- Born: April 10, 1938 Bridgeport, Connecticut, US
- Died: December 22, 1991 (aged 53) New York City, US
- Occupation: Professor of French
- Known for: Editor of the Men on Men anthologies
- Partner: Michael Hampton

= George Stambolian =

American poet (1938–1991)

George Stambolian (born April 10, 1938 – December 22, 1991, New York City) was an American educator, writer, and editor of Armenian descent. Stambolian was a key figure in the early gay literary movement that came out of New York during the 1960s and 1970s. He was best known as the editor of the Men on Men anthologies of gay fiction.

Stambolian graduated from Dartmouth College and carried out graduate studies at the University of Wisconsin, earning a Ph.D. in 1969 with a dissertation that was subsequently published as Marcel Proust and the Creative Encounter (1972). From 1966 until his retirement in 1991, Stambolian was a professor in the Department of French at Wellesley College, where he taught courses on French language and literature. He wrote and edited Twentieth Century French Fiction: Essays for Germaine Brée (1975) and, with Elaine Marks, Homosexualities and French Literature (1979).

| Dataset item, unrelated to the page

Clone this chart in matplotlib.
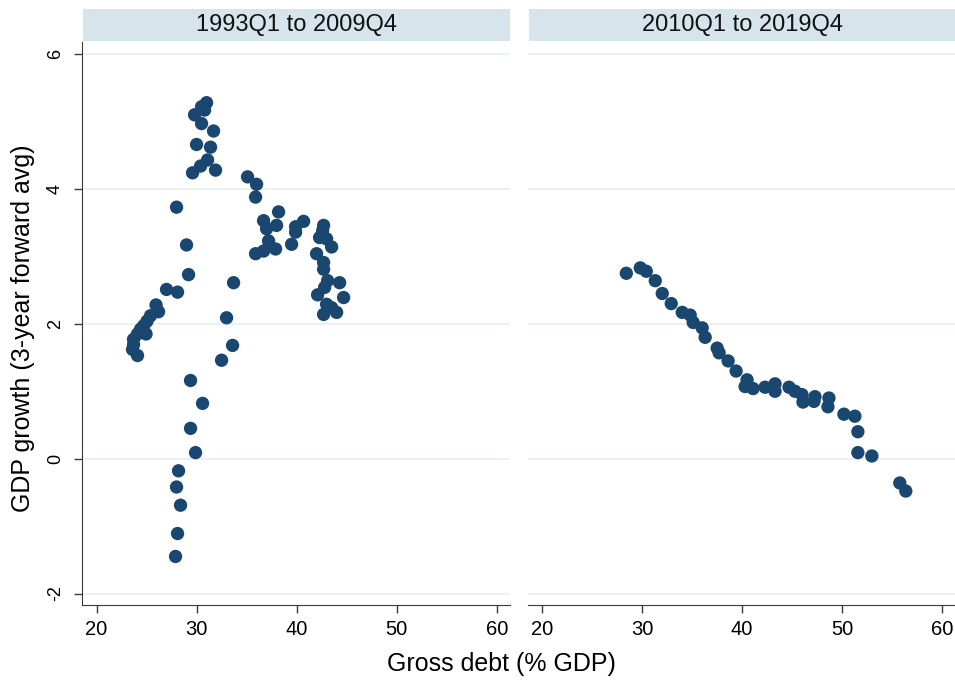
import matplotlib.pyplot as plt
from matplotlib.patches import Rectangle

plt.rcParams["font.family"] = ["Liberation Sans", "DejaVu Sans"]
plt.rcParams["axes.unicode_minus"] = False

NAVY = "#1a476f"
STRIP = "#d6e4ec"
GRID = "#e4edf0"

# 1993Q1-2009Q4: gross debt (% GDP) vs 3-year forward avg GDP growth
debt_early = [29.2, 33.7, 27.0, 28.1, 25.95, 26.2, 25.4, 25.05, 24.7, 24.4,
              24.95, 24.1, 23.7, 23.7, 23.6, 24.1, 33.0, 33.6, 32.5, 29.4,
              30.6, 29.4, 29.9, 28.2, 28.0, 28.4, 28.1, 27.9,
              31.0, 30.5, 30.8, 29.8, 30.5, 31.7, 30.0, 31.4, 31.1, 30.4,
              29.6, 31.9, 28.0, 29.0,
              35.1, 36.0, 35.9, 38.2, 36.7, 38.0, 37.0, 40.7, 39.9, 39.9,
              42.7, 42.6, 42.3, 43.5, 43.0, 37.2, 37.9, 39.5, 35.9, 36.7,
              42.0, 42.7, 42.7, 43.1, 44.3, 42.8, 42.1, 44.7, 43.0, 43.5,
              44.0, 42.7]
growth_early = [2.73, 2.61, 2.51, 2.47, 2.28, 2.18, 2.12, 2.04, 1.97, 1.92,
                1.85, 1.85, 1.77, 1.69, 1.62, 1.53, 2.09, 1.68, 1.46, 1.16,
                0.82, 0.45, 0.09, -0.18, -0.42, -0.69, -1.11, -1.45,
                5.28, 5.22, 5.17, 5.10, 4.97, 4.86, 4.66, 4.62, 4.43, 4.34,
                4.24, 4.28, 3.73, 3.17,
                4.18, 4.07, 3.88, 3.66, 3.53, 3.46, 3.41, 3.52, 3.44, 3.36,
                3.46, 3.38, 3.28, 3.14, 3.26, 3.23, 3.11, 3.18, 3.04, 3.08,
                3.04, 2.91, 2.81, 2.64, 2.61, 2.54, 2.43, 2.39, 2.29, 2.24,
                2.17, 2.14]

# 2010Q1-2019Q4
debt_late = [28.4, 29.8, 30.4, 31.3, 32.0, 32.9, 34.0, 34.8, 35.1, 36.0,
             36.3, 37.5, 37.7, 38.6, 39.4, 40.5, 40.3, 41.1, 42.3, 43.3,
             43.3, 44.7, 45.3, 46.0, 46.1, 47.3, 47.2, 48.7, 48.6, 50.2,
             51.3, 51.6, 51.6, 53.0, 55.8, 56.4]
growth_late = [2.75, 2.83, 2.78, 2.64, 2.45, 2.30, 2.17, 2.13, 2.02, 1.94,
               1.80, 1.64, 1.57, 1.45, 1.30, 1.17, 1.07, 1.04, 1.06, 1.11,
               1.00, 1.06, 1.00, 0.95, 0.84, 0.92, 0.85, 0.90, 0.77, 0.66,
               0.63, 0.40, 0.09, 0.04, -0.36, -0.48]

panels = [("1993Q1 to 2009Q4", debt_early, growth_early),
          ("2010Q1 to 2019Q4", debt_late, growth_late)]

fig = plt.figure(figsize=(9.55, 6.82), dpi=100)
bottom, top = 1 - 605 / 682, 1 - 42 / 682
lefts = [82 / 955, 528 / 955]
widths = [428 / 955, 427 / 955]

for i, (title, xs, ys) in enumerate(panels):
    ax = fig.add_axes([lefts[i], bottom, widths[i], top - bottom])
    ax.scatter(xs, ys, s=92, color=NAVY, edgecolors="none", zorder=3)
    ax.set_xlim(18.55, 61.33)
    ax.set_ylim(-2.17, 6.18)
    ax.set_xticks([20, 30, 40, 50, 60])
    ax.set_yticks([-2, 0, 2, 4, 6])
    ax.grid(axis="y", color=GRID, linewidth=1.1, zorder=0)
    ax.set_axisbelow(True)
    for side in ["top", "right"]:
        ax.spines[side].set_visible(False)
    ax.spines["bottom"].set_color("#3a3a3a")
    ax.spines["left"].set_color("#3a3a3a")
    ax.tick_params(axis="x", length=6, width=1, color="#3a3a3a",
                   labelsize=14.5, pad=5)
    ax.tick_params(axis="y", length=6, width=1, color="#3a3a3a",
                   labelsize=13, pad=7, labelrotation=90)
    for lab in ax.get_yticklabels():
        lab.set_va("center")
    if i == 1:
        ax.spines["left"].set_visible(False)
        ax.tick_params(axis="y", left=False, labelleft=False)

    # panel header strip
    x0 = lefts[i] + 1 / 955
    strip_bottom = 1 - 40.7 / 682
    strip_h = 31.4 / 682
    fig.add_artist(Rectangle((x0, strip_bottom), widths[i] - 1 / 955, strip_h,
                             transform=fig.transFigure, facecolor=STRIP,
                             edgecolor="none"))
    fig.text(x0 + (widths[i] - 1 / 955) / 2, strip_bottom + strip_h / 2,
             title, ha="center", va="center", fontsize=17, color="#111111")

fig.text(0.024, 1 - 328 / 682, "GDP growth (3-year forward avg)",
         rotation=90, ha="center", va="center", fontsize=18)
fig.text(501.5 / 955, 1 - 664 / 682, "Gross debt (% GDP)",
         ha="center", va="center", fontsize=18)

fig.savefig("out.png", dpi=100)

Men on Men: Best New Fiction, edited by Stambolian and including an introduction he wrote, was published by New American Library (Plume) in 1986. The anthology featured the work of some prominent gay authors of that period as well as others less well established. The critical acclaim accorded this volume and its popular success led to the publication of three sequels which Stambolian likewise edited and introduced. He was awarded the 1990 Lambda Literary Award in the category Gay Men's Anthologies for editing Men on Men 3. The fourth of these anthologies was released after his death in December 1991 from complications of AIDS at the age of 53.

Stambolian's parents were Armenian immigrants, and he explored his Armenian heritage in a short story entitled "In My Father's Car" in the third volume of Men on Men. He inspired the gay Armenian American character in Armistead Maupin's Maybe the Moon.